Administrators have closed seven stores of collapsed retail brands Rhodes & Beckett and Herringbone as a sale campaign begins for the businesses.
Three Herringbone stores and four Rhodes & Beckett stores have closed, with administrator Bruno Secatore from Cor Cordis saying on Monday “as we seek to find a buyer for the businesses, it’s important to limit ongoing losses”.
The brands collapsed into voluntary administration on February 6, with challenging retail conditions and high overheads cited as contributing factors.
Expressions of interest are now being sought for the businesses as a going concern. The brands now operate 22 stores and employ 136 employees, after some staff at the closed stores were redeployed to other locations, reports Sky News.

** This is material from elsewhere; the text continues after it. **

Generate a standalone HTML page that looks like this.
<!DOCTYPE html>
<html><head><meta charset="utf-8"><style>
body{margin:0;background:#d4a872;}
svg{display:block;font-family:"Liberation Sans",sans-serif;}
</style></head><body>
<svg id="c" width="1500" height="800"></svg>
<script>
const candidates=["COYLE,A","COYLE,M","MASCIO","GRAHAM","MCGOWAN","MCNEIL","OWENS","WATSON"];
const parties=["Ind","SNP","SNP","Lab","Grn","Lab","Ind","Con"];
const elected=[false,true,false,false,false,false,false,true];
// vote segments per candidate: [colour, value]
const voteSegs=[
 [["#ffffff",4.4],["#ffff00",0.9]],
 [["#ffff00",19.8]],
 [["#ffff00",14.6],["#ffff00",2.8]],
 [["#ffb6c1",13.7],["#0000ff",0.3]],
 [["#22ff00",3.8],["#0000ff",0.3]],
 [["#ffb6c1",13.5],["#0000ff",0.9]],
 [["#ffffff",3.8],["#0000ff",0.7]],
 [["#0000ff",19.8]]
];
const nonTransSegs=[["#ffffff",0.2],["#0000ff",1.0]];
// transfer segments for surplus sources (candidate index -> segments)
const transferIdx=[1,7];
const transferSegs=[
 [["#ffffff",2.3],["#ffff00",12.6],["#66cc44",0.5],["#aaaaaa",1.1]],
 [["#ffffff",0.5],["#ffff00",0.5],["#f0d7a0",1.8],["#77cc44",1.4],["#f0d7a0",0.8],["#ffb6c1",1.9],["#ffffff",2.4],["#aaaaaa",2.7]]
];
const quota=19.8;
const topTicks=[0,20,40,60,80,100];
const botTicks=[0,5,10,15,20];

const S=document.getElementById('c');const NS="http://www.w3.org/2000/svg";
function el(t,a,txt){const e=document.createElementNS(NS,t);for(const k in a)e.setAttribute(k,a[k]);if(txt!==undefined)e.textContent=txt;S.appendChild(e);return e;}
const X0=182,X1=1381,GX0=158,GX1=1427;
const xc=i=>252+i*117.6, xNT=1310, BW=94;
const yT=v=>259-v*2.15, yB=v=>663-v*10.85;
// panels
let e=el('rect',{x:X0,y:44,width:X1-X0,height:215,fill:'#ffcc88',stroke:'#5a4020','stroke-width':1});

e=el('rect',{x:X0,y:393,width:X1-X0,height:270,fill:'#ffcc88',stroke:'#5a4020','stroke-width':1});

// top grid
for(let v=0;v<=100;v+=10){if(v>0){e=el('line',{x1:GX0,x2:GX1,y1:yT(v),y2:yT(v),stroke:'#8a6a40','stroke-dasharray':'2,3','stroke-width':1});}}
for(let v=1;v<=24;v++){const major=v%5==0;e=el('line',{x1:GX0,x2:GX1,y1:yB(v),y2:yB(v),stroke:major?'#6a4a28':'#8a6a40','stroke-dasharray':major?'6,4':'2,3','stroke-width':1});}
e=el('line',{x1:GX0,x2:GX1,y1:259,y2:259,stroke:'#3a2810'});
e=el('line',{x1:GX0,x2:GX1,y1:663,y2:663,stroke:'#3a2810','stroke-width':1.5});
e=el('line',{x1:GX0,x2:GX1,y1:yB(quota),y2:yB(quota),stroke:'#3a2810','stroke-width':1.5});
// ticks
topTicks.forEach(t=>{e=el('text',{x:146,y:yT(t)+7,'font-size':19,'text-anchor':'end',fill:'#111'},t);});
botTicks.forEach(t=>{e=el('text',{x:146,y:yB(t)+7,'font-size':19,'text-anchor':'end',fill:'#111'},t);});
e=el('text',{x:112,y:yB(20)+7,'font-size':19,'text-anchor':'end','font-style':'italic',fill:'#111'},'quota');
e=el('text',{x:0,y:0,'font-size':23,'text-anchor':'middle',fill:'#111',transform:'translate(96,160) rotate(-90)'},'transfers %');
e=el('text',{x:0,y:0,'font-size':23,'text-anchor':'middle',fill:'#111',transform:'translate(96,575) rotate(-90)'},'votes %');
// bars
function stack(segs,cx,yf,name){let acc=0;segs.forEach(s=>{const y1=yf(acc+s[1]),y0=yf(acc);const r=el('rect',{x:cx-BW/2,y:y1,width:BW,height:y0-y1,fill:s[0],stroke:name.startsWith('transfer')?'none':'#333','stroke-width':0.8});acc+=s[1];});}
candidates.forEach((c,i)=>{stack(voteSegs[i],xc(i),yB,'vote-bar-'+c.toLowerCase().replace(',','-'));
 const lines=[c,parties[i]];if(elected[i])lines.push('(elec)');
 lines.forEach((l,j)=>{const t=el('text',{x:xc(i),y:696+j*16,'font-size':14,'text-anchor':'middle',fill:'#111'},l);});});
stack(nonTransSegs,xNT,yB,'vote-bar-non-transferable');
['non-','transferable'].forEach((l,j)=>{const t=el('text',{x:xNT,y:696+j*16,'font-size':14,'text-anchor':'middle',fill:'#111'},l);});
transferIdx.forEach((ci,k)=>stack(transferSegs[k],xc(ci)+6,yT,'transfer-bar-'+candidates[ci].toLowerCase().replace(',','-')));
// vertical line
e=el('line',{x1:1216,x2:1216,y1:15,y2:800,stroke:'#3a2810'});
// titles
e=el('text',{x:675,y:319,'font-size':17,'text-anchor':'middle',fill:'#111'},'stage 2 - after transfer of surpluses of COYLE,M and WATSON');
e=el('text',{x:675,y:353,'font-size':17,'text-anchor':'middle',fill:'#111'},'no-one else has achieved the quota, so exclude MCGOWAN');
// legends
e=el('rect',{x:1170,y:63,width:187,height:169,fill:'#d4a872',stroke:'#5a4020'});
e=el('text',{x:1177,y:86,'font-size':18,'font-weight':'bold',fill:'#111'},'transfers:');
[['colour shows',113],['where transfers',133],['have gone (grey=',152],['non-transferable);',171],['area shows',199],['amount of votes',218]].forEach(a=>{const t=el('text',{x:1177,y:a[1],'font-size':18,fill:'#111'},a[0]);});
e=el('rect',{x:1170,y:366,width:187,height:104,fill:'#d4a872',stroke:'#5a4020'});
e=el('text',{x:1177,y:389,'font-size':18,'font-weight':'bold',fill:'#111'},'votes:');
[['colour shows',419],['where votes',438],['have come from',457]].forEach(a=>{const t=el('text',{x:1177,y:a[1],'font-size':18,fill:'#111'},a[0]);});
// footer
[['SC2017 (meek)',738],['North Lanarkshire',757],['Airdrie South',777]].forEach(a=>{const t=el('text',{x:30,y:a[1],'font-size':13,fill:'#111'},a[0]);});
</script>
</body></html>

In a note to potential buyers, administrators said the stores are available as “a single sale or separately”. According to Cor Cordis, the brands continue to boast high profile lease locations, strong customer databases and online stores, and a turnover of around $40 million annually.
Retail experts told SmartCompany last week that cashflow has been a significant factor in the troubles faced by Australian retailers so far in 2017, with February a tough month for struggling stores as invoices for Christmas inventory need to be paid.

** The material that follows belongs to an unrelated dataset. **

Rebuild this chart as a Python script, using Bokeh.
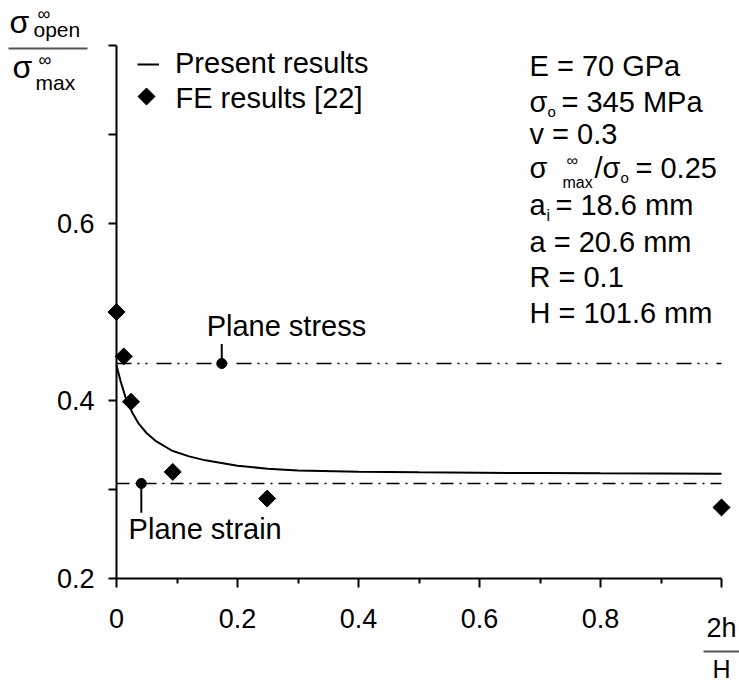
import math
from bokeh.plotting import figure
from bokeh.models import Range1d, FixedTicker, Label, Legend, LegendItem, BoxAnnotation
from bokeh.embed import file_html
from bokeh.resources import INLINE

# ---------------- data ----------------
curve_x = [0.0, 0.003, 0.0066, 0.015, 0.026, 0.037, 0.05, 0.0645, 0.092, 0.12,
           0.147, 0.2, 0.25, 0.3, 0.4, 0.5, 0.6, 0.7, 0.8, 0.9, 1.0]
curve_y = [0.440, 0.432, 0.4225, 0.4037, 0.387, 0.374, 0.3635, 0.355, 0.3438, 0.3375,
           0.333, 0.327, 0.3235, 0.3215, 0.3202, 0.3195, 0.319, 0.3187, 0.3184, 0.3182, 0.318]

fe_x = [0.0, 0.012, 0.024, 0.093, 0.249, 1.0]
fe_y = [0.500, 0.450, 0.399, 0.320, 0.290, 0.280]

limit_x = [0.0, 1.0]
plane_stress = 0.442
plane_strain = 0.307
stress_mark_x = 0.174
strain_mark_x = 0.041
stress_leader_end = 0.464
strain_leader_end = 0.274

x_ticks = [0.0, 0.2, 0.4, 0.6, 0.8, 1.0]
x_minor = [0.1, 0.3, 0.5, 0.7, 0.9]
x_labels = {0: "0", 0.2: "0.2", 0.4: "0.4", 0.6: "0.6", 0.8: "0.8", 1: ""}
y_ticks = [0.2, 0.3, 0.4, 0.5, 0.6, 0.7, 0.8]
y_labels = {0.2: "0.2", 0.3: "", 0.4: "0.4", 0.5: "", 0.6: "0.6", 0.7: "", 0.8: ""}

legend_labels = ["Present results", "FE results [22]"]
param_lines = ["E = 70 GPa", "v = 0.3", "a = 20.6 mm", "R = 0.1", "H = 101.6 mm"]

FONT = "Liberation Sans"
FS = 29                            # main text size
W, H = 739, 684
X0PX, XPX = 116.0, 605.0          # canvas x of x=0, pixels per x unit
Y02PX, YPX = 578.0, 533.0 / 0.6   # canvas y of y=0.2, pixels per y unit
BASE_K = 0.37                     # alphabetic baseline correction (fraction of font size)

p = figure(width=W, height=H, min_border=0,
           x_range=Range1d(-X0PX / XPX, 1 + (W - X0PX - XPX) / XPX),
           y_range=Range1d(0.2 - (H - Y02PX) / YPX, 0.8 + (Y02PX - 0.6 * YPX) / YPX),
           output_backend="svg", toolbar_location=None)
p.outline_line_color = None
p.grid.visible = False
p.background_fill_color = "white"
p.border_fill_color = "white"


def data_x(cx):
    return (cx - X0PX) / XPX


def data_y(cy):
    return 0.2 + (Y02PX - cy) / YPX


# axes
xa = p.xaxis[0]
xa.ticker = FixedTicker(ticks=x_ticks, minor_ticks=x_minor)
xa.bounds = (0, 1)
xa.fixed_location = 0.2
xa.major_label_overrides = x_labels
ya = p.yaxis[0]
ya.ticker = FixedTicker(ticks=y_ticks, minor_ticks=[])
ya.bounds = (0.2, 0.8)
ya.fixed_location = 0
ya.major_label_overrides = y_labels
for ax in (xa, ya):
    ax.axis_line_width = 2
    ax.axis_line_color = "black"
    ax.major_tick_line_width = 2
    ax.minor_tick_line_width = 2
    ax.major_tick_in = 0
    ax.minor_tick_in = 0
    ax.major_label_text_font = FONT
    ax.major_label_text_color = "black"
xa.major_tick_out = 9
xa.minor_tick_out = 5
xa.major_label_text_font_size = "27px"
xa.major_label_standoff = 21
ya.major_tick_out = 8
ya.major_label_text_font_size = "27px"
ya.major_label_standoff = 14

# reference lines
p.line(limit_x, [plane_stress, plane_stress], line_color="black", line_width=1.4,
       line_dash="15 6 2 6 2 9")
p.line(limit_x, [plane_strain, plane_strain], line_color="black", line_width=1.4,
       line_dash="13 6 2 6")
p.segment(x0=[stress_mark_x, strain_mark_x], y0=[plane_stress, plane_strain],
          x1=[stress_mark_x, strain_mark_x], y1=[stress_leader_end, strain_leader_end],
          line_color="black", line_width=2)
p.scatter([stress_mark_x, strain_mark_x], [plane_stress, plane_strain], marker="circle",
          size=10, color="black")

curve = p.line(curve_x, curve_y, line_color="black", line_width=2)
fe = p.scatter(fe_x, fe_y, marker="square", angle=math.pi / 4, size=12, color="black")

# legend: line entry through Legend, FE entry key drawn as the same rotated square
lg = Legend(items=[LegendItem(label=legend_labels[0], renderers=[curve])],
            location=(137, H - 80), padding=0, margin=0, spacing=0,
            glyph_width=22, glyph_height=30, label_height=30, label_standoff=16,
            label_text_font=FONT, label_text_font_size=f"{FS}px", label_text_color="black",
            border_line_color=None, background_fill_alpha=0)
p.add_layout(lg)
p.scatter([data_x(146)], [data_y(96)], marker="square", angle=math.pi / 4, size=12,
          color="black")


def sl(cx, cy, text, size, align="left", baseline="alphabetic"):
    if baseline == "alphabetic":
        cy = cy - BASE_K * size
    p.add_layout(Label(x=cx, y=H - cy, x_units="screen", y_units="screen",
                       text=text, text_font=FONT, text_font_size=f"{size}px",
                       text_baseline=baseline, text_align=align, text_color="black"))


def hbar(cx0, cx1, cy, color="#555555"):
    p.add_layout(BoxAnnotation(left=cx0, right=cx1, top=H - cy + 1, bottom=H - cy - 1,
                               left_units="screen", right_units="screen",
                               top_units="screen", bottom_units="screen",
                               fill_color=color, fill_alpha=1, line_color=None))


sl(175, 97, legend_labels[1], FS, baseline="middle")

# plane labels (data units, baseline corrected)
p.add_layout(Label(x=0.149, y=data_y(336 - BASE_K * FS), text="Plane stress", text_font=FONT,
                   text_font_size=f"{FS}px", text_baseline="alphabetic", text_color="black"))
p.add_layout(Label(x=0.02, y=data_y(539 - BASE_K * FS), text="Plane strain", text_font=FONT,
                   text_font_size=f"{FS}px", text_baseline="alphabetic", text_color="black"))

# parameter block
sl(529, 76, param_lines[0], FS)
sl(529, 112, "σ", FS); sl(547, 117, "o", 15); sl(561, 112, "= 345 MPa", FS)
sl(529, 144, param_lines[1], FS)
sl(529, 178, "σ", FS); sl(566, 166, "∞", 16); sl(562, 188, "max", 16)
sl(594, 178, "/σ", FS); sl(620, 183, "o", 15); sl(635, 178, "= 0.25", FS)
sl(529, 215, "a", FS); sl(546, 221, "i", 16); sl(555, 215, "= 18.6 mm", FS)
sl(529, 252, param_lines[2], FS)
sl(529, 287, param_lines[3], FS)
sl(529, 323, param_lines[4], FS)

# y axis label (fraction)
sl(9, 33, "σ", 32); sl(37, 20, "∞", 18); sl(33, 37, "open", 21)
hbar(8, 87, 48)
sl(12, 78, "σ", 32); sl(38, 66, "∞", 18); sl(35, 90, "max", 21)

# x axis label (fraction)
sl(721, 637, "2h", 27, "center")
hbar(703, 739, 651)
sl(721, 678, "H", 25, "center")

open("out.html", "w").write(file_html(p, INLINE))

However, cash flow and inventory problems tend to build up over a number of years, said Michael Stapleton, a founding member of the Association of Virtual CFOs.

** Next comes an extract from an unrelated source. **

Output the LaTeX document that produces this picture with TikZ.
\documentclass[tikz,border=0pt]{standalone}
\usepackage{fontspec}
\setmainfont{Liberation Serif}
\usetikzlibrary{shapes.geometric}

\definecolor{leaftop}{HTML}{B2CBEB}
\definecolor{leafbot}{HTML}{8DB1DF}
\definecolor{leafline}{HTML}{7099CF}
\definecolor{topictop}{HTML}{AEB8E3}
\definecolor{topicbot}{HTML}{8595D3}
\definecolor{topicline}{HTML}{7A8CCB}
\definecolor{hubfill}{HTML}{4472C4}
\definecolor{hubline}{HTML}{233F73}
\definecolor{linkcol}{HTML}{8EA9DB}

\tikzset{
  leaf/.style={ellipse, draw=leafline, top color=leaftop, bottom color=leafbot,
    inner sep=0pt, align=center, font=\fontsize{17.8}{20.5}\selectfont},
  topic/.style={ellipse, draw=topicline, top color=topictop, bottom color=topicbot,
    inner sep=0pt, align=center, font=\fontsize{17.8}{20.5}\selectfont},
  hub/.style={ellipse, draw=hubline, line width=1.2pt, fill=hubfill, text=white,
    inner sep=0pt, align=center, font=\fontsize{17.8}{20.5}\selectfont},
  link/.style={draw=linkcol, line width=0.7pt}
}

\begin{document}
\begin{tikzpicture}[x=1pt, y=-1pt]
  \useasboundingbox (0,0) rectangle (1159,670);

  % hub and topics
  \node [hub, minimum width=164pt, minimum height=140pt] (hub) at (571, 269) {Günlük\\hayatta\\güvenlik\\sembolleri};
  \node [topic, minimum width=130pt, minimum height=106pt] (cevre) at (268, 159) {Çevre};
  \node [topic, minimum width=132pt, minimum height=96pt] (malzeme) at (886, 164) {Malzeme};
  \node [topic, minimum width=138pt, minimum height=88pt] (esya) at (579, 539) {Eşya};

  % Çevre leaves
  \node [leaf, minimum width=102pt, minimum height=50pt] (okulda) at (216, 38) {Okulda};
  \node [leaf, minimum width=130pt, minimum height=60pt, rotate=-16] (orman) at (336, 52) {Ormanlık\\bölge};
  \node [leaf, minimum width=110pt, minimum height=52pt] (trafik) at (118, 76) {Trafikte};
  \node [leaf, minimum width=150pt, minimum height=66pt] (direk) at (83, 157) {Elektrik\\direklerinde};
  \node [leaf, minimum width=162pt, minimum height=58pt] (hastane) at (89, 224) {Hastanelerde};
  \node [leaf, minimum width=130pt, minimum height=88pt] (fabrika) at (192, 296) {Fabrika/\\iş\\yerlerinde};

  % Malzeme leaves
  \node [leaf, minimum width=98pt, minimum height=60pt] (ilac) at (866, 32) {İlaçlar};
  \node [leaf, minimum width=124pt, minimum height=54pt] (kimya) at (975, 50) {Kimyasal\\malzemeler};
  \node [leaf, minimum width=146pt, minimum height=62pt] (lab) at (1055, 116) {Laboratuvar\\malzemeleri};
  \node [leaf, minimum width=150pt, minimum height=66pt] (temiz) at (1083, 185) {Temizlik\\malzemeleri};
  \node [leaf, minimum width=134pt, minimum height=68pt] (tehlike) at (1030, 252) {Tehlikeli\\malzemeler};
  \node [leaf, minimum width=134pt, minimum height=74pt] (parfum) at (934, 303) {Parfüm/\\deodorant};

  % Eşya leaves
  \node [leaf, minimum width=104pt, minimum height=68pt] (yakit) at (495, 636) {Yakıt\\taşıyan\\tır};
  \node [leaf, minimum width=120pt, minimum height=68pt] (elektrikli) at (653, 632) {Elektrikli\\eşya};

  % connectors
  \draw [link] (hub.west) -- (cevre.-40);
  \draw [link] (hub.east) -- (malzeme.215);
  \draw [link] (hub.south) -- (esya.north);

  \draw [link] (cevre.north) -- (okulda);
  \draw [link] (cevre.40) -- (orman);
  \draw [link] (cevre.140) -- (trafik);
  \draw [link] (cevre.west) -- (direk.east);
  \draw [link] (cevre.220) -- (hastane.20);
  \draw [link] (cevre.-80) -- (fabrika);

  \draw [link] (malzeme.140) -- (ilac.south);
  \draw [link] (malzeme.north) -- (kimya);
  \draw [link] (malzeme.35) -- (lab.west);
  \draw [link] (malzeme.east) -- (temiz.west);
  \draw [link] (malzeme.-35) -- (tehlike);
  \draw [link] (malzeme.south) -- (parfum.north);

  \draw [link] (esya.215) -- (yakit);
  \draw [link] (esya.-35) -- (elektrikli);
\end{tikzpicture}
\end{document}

“That’s probably something that for most of these guys has carried on for more than one year—it’s finally caught up for them. I would say there’s multiple years of bad trading, overhang of inventory,” he said.
Meanwhile, chief executive of the Australian Retailers Association Russell Zimmerman says high rents continue to be a challenge for local retailers, with steep increases not helping the local retail environment as international brands continued to stake their claim in Australia.
Cor Cordis is seeking indicative offers for Herringbone and Rhodes & Beckett by February 17.